# Collected material
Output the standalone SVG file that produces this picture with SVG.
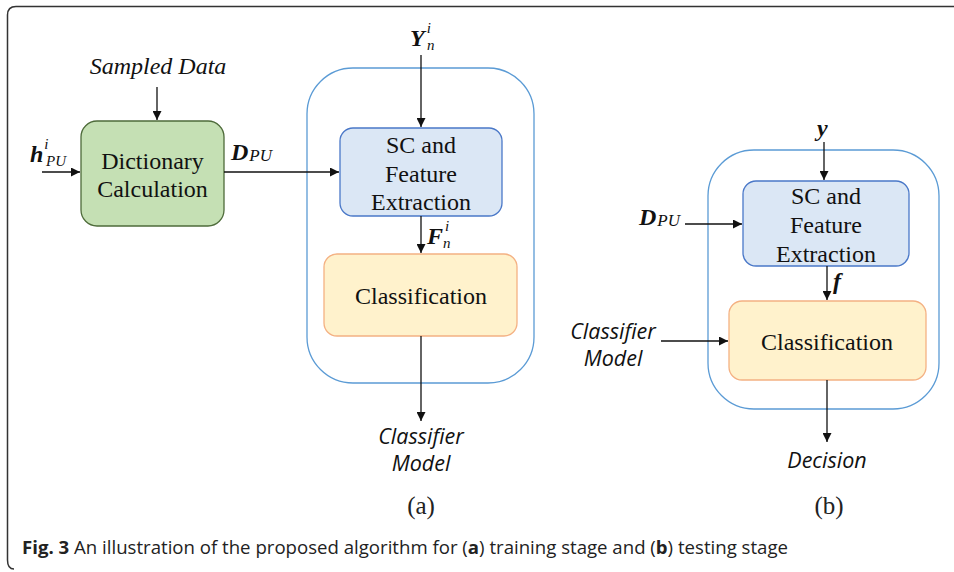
<svg xmlns="http://www.w3.org/2000/svg" width="954" height="572" viewBox="0 0 954 572">
  <style>
    .frame { fill: none; stroke: #333; stroke-width: 1.5; }
    .group { fill: none; stroke: #5b9bd5; stroke-width: 1.3; }
    .dict { fill: #c5e0b4; stroke: #4e6b3a; stroke-width: 1.3; }
    .sc { fill: #dbe7f5; stroke: #4a78c8; stroke-width: 1.3; }
    .cls { fill: #fff2cc; stroke: #f4b183; stroke-width: 1.3; }
    .box { font-family: "Liberation Serif", "Times New Roman", serif; font-size: 24px; fill: #111; text-anchor: middle; }
    .it { font-family: "Liberation Serif", "Times New Roman", serif; font-size: 24px; font-style: italic; fill: #111; text-anchor: middle; }
    .math { font-family: "Liberation Serif", "Times New Roman", serif; font-size: 24px; font-style: italic; font-weight: bold; fill: #111; }
    .s { font-size: 17px; font-weight: normal; }
    .t { font-size: 15px; font-weight: normal; }
    .lab { font-family: "Open Sans", "Liberation Sans", sans-serif; font-size: 21.5px; font-style: italic; fill: #111; text-anchor: middle; }
    .tag { font-family: "Liberation Serif", "Times New Roman", serif; font-size: 25px; fill: #222; text-anchor: middle; }
    .cap { font-family: "Open Sans", "Liberation Sans", sans-serif; font-size: 17.5px; fill: #222; }
    .conn { stroke: #111; stroke-width: 1.3; fill: none; marker-end: url(#arrow); }
  </style>
  <defs>
    <marker id="arrow" viewBox="0 0 10 10" refX="10" refY="5" markerWidth="9" markerHeight="9" markerUnits="userSpaceOnUse" orient="auto">
      <path d="M0,0 L10,5 L0,10 z" fill="#111"/>
    </marker>
  </defs>

  <!-- figure frame: top and left edges only -->
  <path class="frame" d="M954,6.5 H16 Q7.5,6.5 7.5,15 V560 Q7.5,569 14,569"/>

  <!-- (a) training stage -->
  <rect id="groupA" class="group" x="307" y="68" width="227" height="315" rx="46"/>

  <g id="dictionary">
    <rect class="dict" x="81" y="121" width="143" height="105" rx="16"/>
    <text class="box" x="152.5" y="169">Dictionary</text>
    <text class="box" x="152.5" y="197">Calculation</text>
  </g>

  <g id="scA">
    <rect class="sc" x="340" y="128" width="162" height="88" rx="13"/>
    <text class="box" x="421" y="153">SC and</text>
    <text class="box" x="421" y="182">Feature</text>
    <text class="box" x="421" y="210">Extraction</text>
  </g>

  <g id="classA">
    <rect class="cls" x="324" y="254" width="193" height="82" rx="13"/>
    <text class="box" x="421" y="304">Classification</text>
  </g>

  <!-- (b) testing stage -->
  <rect id="groupB" class="group" x="708" y="150" width="231" height="259" rx="46"/>

  <g id="scB">
    <rect class="sc" x="743" y="181" width="166" height="85" rx="13"/>
    <text class="box" x="826" y="204">SC and</text>
    <text class="box" x="826" y="233">Feature</text>
    <text class="box" x="826" y="262">Extraction</text>
  </g>

  <g id="classB">
    <rect class="cls" x="729" y="301" width="197" height="79" rx="13"/>
    <text class="box" x="827" y="350">Classification</text>
  </g>

  <!-- connectors -->
  <g id="connectors">
    <path class="conn" d="M157,87 V120"/>
    <path class="conn" d="M42,172 H80"/>
    <path class="conn" d="M224,172 H339"/>
    <path class="conn" d="M421,55 V127"/>
    <path class="conn" d="M421,216 V253"/>
    <path class="conn" d="M421,336 V421"/>
    <path class="conn" d="M824,142 V180"/>
    <path class="conn" d="M685,224 H742"/>
    <path class="conn" d="M827,266 V300"/>
    <path class="conn" d="M661,341 H728"/>
    <path class="conn" d="M827,380 V442"/>
  </g>

  <!-- labels (a) -->
  <text class="it" x="158" y="74">Sampled Data</text>
  <text class="math" x="30" y="162">h<tspan class="t" dx="1" dy="-13">i</tspan><tspan class="t" x="46" dy="17">PU</tspan></text>
  <text class="math" x="231" y="160">D<tspan class="s" dx="1" dy="1">PU</tspan></text>
  <text class="math" x="410" y="46">Y<tspan class="t" dx="2" dy="-13">i</tspan><tspan class="t" x="427" dy="17">n</tspan></text>
  <text class="math" x="427" y="244">F<tspan class="t" dx="2" dy="-13">i</tspan><tspan class="t" x="443" dy="17">n</tspan></text>
  <text class="lab" x="421" y="444">Classifier</text>
  <text class="lab" x="421" y="471">Model</text>
  <text class="tag" x="421" y="514">(a)</text>

  <!-- labels (b) -->
  <text class="math" x="817" y="136">y</text>
  <text class="math" x="639" y="225">D<tspan class="s" dx="1" dy="1">PU</tspan></text>
  <text class="math" x="833" y="289">f</text>
  <text class="lab" x="613" y="339">Classifier</text>
  <text class="lab" x="613" y="366">Model</text>
  <text class="lab" x="827" y="468">Decision</text>
  <text class="tag" x="829" y="514">(b)</text>

  <!-- caption -->
  <text class="cap" x="22" y="554" textLength="766" lengthAdjust="spacingAndGlyphs"><tspan font-weight="bold">Fig. 3</tspan>  An illustration of the proposed algorithm for (<tspan font-weight="bold">a</tspan>) training stage and (<tspan font-weight="bold">b</tspan>) testing stage</text>
</svg>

# Exercise requirements
Please write out all the data again word for word, but not the pictures.

# Final result
Output the standalone SVG file that produces this picture with SVG.
<svg xmlns="http://www.w3.org/2000/svg" width="954" height="572" viewBox="0 0 954 572">
  <style>
    .frame { fill: none; stroke: #333; stroke-width: 1.5; }
    .group { fill: none; stroke: #5b9bd5; stroke-width: 1.3; }
    .dict { fill: #c5e0b4; stroke: #4e6b3a; stroke-width: 1.3; }
    .sc { fill: #dbe7f5; stroke: #4a78c8; stroke-width: 1.3; }
    .cls { fill: #fff2cc; stroke: #f4b183; stroke-width: 1.3; }
    .box { font-family: "Liberation Serif", "Times New Roman", serif; font-size: 24px; fill: #111; text-anchor: middle; }
    .it { font-family: "Liberation Serif", "Times New Roman", serif; font-size: 24px; font-style: italic; fill: #111; text-anchor: middle; }
    .math { font-family: "Liberation Serif", "Times New Roman", serif; font-size: 24px; font-style: italic; font-weight: bold; fill: #111; }
    .s { font-size: 17px; font-weight: normal; }
    .t { font-size: 15px; font-weight: normal; }
    .lab { font-family: "Open Sans", "Liberation Sans", sans-serif; font-size: 21.5px; font-style: italic; fill: #111; text-anchor: middle; }
    .tag { font-family: "Liberation Serif", "Times New Roman", serif; font-size: 25px; fill: #222; text-anchor: middle; }
    .cap { font-family: "Open Sans", "Liberation Sans", sans-serif; font-size: 17.5px; fill: #222; }
    .conn { stroke: #111; stroke-width: 1.3; fill: none; marker-end: url(#arrow); }
  </style>
  <defs>
    <marker id="arrow" viewBox="0 0 10 10" refX="10" refY="5" markerWidth="9" markerHeight="9" markerUnits="userSpaceOnUse" orient="auto">
      <path d="M0,0 L10,5 L0,10 z" fill="#111"/>
    </marker>
  </defs>

  <!-- figure frame: top and left edges only -->
  <path class="frame" d="M954,6.5 H16 Q7.5,6.5 7.5,15 V560 Q7.5,569 14,569"/>

  <!-- (a) training stage -->
  <rect id="groupA" class="group" x="307" y="68" width="227" height="315" rx="46"/>

  <g id="dictionary">
    <rect class="dict" x="81" y="121" width="143" height="105" rx="16"/>
    <text class="box" x="152.5" y="169">Dictionary</text>
    <text class="box" x="152.5" y="197">Calculation</text>
  </g>

  <g id="scA">
    <rect class="sc" x="340" y="128" width="162" height="88" rx="13"/>
    <text class="box" x="421" y="153">SC and</text>
    <text class="box" x="421" y="182">Feature</text>
    <text class="box" x="421" y="210">Extraction</text>
  </g>

  <g id="classA">
    <rect class="cls" x="324" y="254" width="193" height="82" rx="13"/>
    <text class="box" x="421" y="304">Classification</text>
  </g>

  <!-- (b) testing stage -->
  <rect id="groupB" class="group" x="708" y="150" width="231" height="259" rx="46"/>

  <g id="scB">
    <rect class="sc" x="743" y="181" width="166" height="85" rx="13"/>
    <text class="box" x="826" y="204">SC and</text>
    <text class="box" x="826" y="233">Feature</text>
    <text class="box" x="826" y="262">Extraction</text>
  </g>

  <g id="classB">
    <rect class="cls" x="729" y="301" width="197" height="79" rx="13"/>
    <text class="box" x="827" y="350">Classification</text>
  </g>

  <!-- connectors -->
  <g id="connectors">
    <path class="conn" d="M157,87 V120"/>
    <path class="conn" d="M42,172 H80"/>
    <path class="conn" d="M224,172 H339"/>
    <path class="conn" d="M421,55 V127"/>
    <path class="conn" d="M421,216 V253"/>
    <path class="conn" d="M421,336 V421"/>
    <path class="conn" d="M824,142 V180"/>
    <path class="conn" d="M685,224 H742"/>
    <path class="conn" d="M827,266 V300"/>
    <path class="conn" d="M661,341 H728"/>
    <path class="conn" d="M827,380 V442"/>
  </g>

  <!-- labels (a) -->
  <text class="it" x="158" y="74">Sampled Data</text>
  <text class="math" x="30" y="162">h<tspan class="t" dx="1" dy="-13">i</tspan><tspan class="t" x="46" dy="17">PU</tspan></text>
  <text class="math" x="231" y="160">D<tspan class="s" dx="1" dy="1">PU</tspan></text>
  <text class="math" x="410" y="46">Y<tspan class="t" dx="2" dy="-13">i</tspan><tspan class="t" x="427" dy="17">n</tspan></text>
  <text class="math" x="427" y="244">F<tspan class="t" dx="2" dy="-13">i</tspan><tspan class="t" x="443" dy="17">n</tspan></text>
  <text class="lab" x="421" y="444">Classifier</text>
  <text class="lab" x="421" y="471">Model</text>
  <text class="tag" x="421" y="514">(a)</text>

  <!-- labels (b) -->
  <text class="math" x="817" y="136">y</text>
  <text class="math" x="639" y="225">D<tspan class="s" dx="1" dy="1">PU</tspan></text>
  <text class="math" x="833" y="289">f</text>
  <text class="lab" x="613" y="339">Classifier</text>
  <text class="lab" x="613" y="366">Model</text>
  <text class="lab" x="827" y="468">Decision</text>
  <text class="tag" x="829" y="514">(b)</text>

  <!-- caption -->
  <text class="cap" x="22" y="554" textLength="766" lengthAdjust="spacingAndGlyphs"><tspan font-weight="bold">Fig. 3</tspan>  An illustration of the proposed algorithm for (<tspan font-weight="bold">a</tspan>) training stage and (<tspan font-weight="bold">b</tspan>) testing stage</text>
</svg>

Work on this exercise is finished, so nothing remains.